* Supplied material
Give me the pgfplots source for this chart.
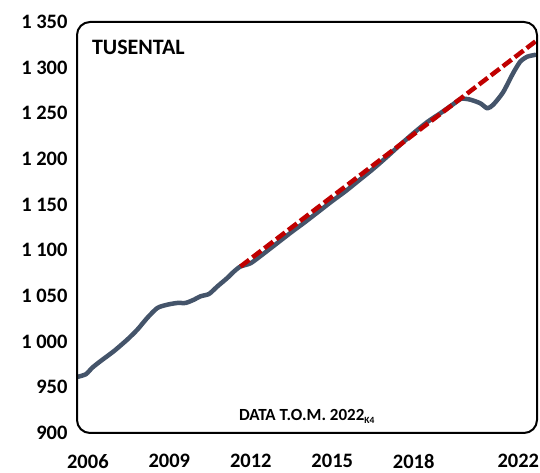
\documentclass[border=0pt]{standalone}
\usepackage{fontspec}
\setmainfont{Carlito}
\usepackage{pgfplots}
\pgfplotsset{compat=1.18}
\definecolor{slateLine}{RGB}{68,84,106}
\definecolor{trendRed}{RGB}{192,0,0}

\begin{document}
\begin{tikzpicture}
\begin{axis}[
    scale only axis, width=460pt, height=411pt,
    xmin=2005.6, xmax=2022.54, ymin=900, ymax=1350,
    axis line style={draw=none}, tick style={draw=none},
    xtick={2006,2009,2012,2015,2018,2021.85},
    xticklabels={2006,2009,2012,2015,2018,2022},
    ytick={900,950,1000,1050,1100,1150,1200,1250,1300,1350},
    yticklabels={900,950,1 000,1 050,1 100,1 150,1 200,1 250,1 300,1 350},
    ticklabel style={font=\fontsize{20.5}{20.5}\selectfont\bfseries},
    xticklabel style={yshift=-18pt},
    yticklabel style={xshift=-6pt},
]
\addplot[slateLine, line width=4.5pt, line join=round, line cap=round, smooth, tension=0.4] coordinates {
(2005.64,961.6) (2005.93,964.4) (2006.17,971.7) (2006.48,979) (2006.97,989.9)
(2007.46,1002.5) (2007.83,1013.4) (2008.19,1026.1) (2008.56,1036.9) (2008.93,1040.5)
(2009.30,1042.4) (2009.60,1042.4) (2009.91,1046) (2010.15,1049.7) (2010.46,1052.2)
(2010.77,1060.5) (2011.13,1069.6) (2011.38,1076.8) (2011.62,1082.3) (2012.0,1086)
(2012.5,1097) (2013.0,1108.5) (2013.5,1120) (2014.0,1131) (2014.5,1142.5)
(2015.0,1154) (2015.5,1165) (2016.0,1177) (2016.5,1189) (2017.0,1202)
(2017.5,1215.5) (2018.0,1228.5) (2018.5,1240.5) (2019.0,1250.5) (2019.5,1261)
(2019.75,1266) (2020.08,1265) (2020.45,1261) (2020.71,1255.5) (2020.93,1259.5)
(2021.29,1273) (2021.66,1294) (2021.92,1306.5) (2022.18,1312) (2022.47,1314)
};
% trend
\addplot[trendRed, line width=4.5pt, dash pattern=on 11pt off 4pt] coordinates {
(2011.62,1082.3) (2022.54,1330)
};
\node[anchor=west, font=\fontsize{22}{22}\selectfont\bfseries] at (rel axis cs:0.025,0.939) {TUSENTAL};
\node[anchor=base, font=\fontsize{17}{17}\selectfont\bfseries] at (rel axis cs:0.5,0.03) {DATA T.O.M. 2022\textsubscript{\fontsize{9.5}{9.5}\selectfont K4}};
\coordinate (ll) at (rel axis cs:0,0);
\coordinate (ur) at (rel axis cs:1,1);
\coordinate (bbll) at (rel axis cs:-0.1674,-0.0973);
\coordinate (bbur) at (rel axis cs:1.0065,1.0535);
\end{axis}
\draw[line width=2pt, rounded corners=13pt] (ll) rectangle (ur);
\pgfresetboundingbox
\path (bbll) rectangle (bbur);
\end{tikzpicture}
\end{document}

* Instructions for the task
Take the listing and print it again exactly, but without any pictures.

* Solution for this exercise
Give me the pgfplots source for this chart.
\documentclass[border=0pt]{standalone}
\usepackage{fontspec}
\setmainfont{Carlito}
\usepackage{pgfplots}
\pgfplotsset{compat=1.18}
\definecolor{slateLine}{RGB}{68,84,106}
\definecolor{trendRed}{RGB}{192,0,0}

\begin{document}
\begin{tikzpicture}
\begin{axis}[
    scale only axis, width=460pt, height=411pt,
    xmin=2005.6, xmax=2022.54, ymin=900, ymax=1350,
    axis line style={draw=none}, tick style={draw=none},
    xtick={2006,2009,2012,2015,2018,2021.85},
    xticklabels={2006,2009,2012,2015,2018,2022},
    ytick={900,950,1000,1050,1100,1150,1200,1250,1300,1350},
    yticklabels={900,950,1 000,1 050,1 100,1 150,1 200,1 250,1 300,1 350},
    ticklabel style={font=\fontsize{20.5}{20.5}\selectfont\bfseries},
    xticklabel style={yshift=-18pt},
    yticklabel style={xshift=-6pt},
]
\addplot[slateLine, line width=4.5pt, line join=round, line cap=round, smooth, tension=0.4] coordinates {
(2005.64,961.6) (2005.93,964.4) (2006.17,971.7) (2006.48,979) (2006.97,989.9)
(2007.46,1002.5) (2007.83,1013.4) (2008.19,1026.1) (2008.56,1036.9) (2008.93,1040.5)
(2009.30,1042.4) (2009.60,1042.4) (2009.91,1046) (2010.15,1049.7) (2010.46,1052.2)
(2010.77,1060.5) (2011.13,1069.6) (2011.38,1076.8) (2011.62,1082.3) (2012.0,1086)
(2012.5,1097) (2013.0,1108.5) (2013.5,1120) (2014.0,1131) (2014.5,1142.5)
(2015.0,1154) (2015.5,1165) (2016.0,1177) (2016.5,1189) (2017.0,1202)
(2017.5,1215.5) (2018.0,1228.5) (2018.5,1240.5) (2019.0,1250.5) (2019.5,1261)
(2019.75,1266) (2020.08,1265) (2020.45,1261) (2020.71,1255.5) (2020.93,1259.5)
(2021.29,1273) (2021.66,1294) (2021.92,1306.5) (2022.18,1312) (2022.47,1314)
};
% trend
\addplot[trendRed, line width=4.5pt, dash pattern=on 11pt off 4pt] coordinates {
(2011.62,1082.3) (2022.54,1330)
};
\node[anchor=west, font=\fontsize{22}{22}\selectfont\bfseries] at (rel axis cs:0.025,0.939) {TUSENTAL};
\node[anchor=base, font=\fontsize{17}{17}\selectfont\bfseries] at (rel axis cs:0.5,0.03) {DATA T.O.M. 2022\textsubscript{\fontsize{9.5}{9.5}\selectfont K4}};
\coordinate (ll) at (rel axis cs:0,0);
\coordinate (ur) at (rel axis cs:1,1);
\coordinate (bbll) at (rel axis cs:-0.1674,-0.0973);
\coordinate (bbur) at (rel axis cs:1.0065,1.0535);
\end{axis}
\draw[line width=2pt, rounded corners=13pt] (ll) rectangle (ur);
\pgfresetboundingbox
\path (bbll) rectangle (bbur);
\end{tikzpicture}
\end{document}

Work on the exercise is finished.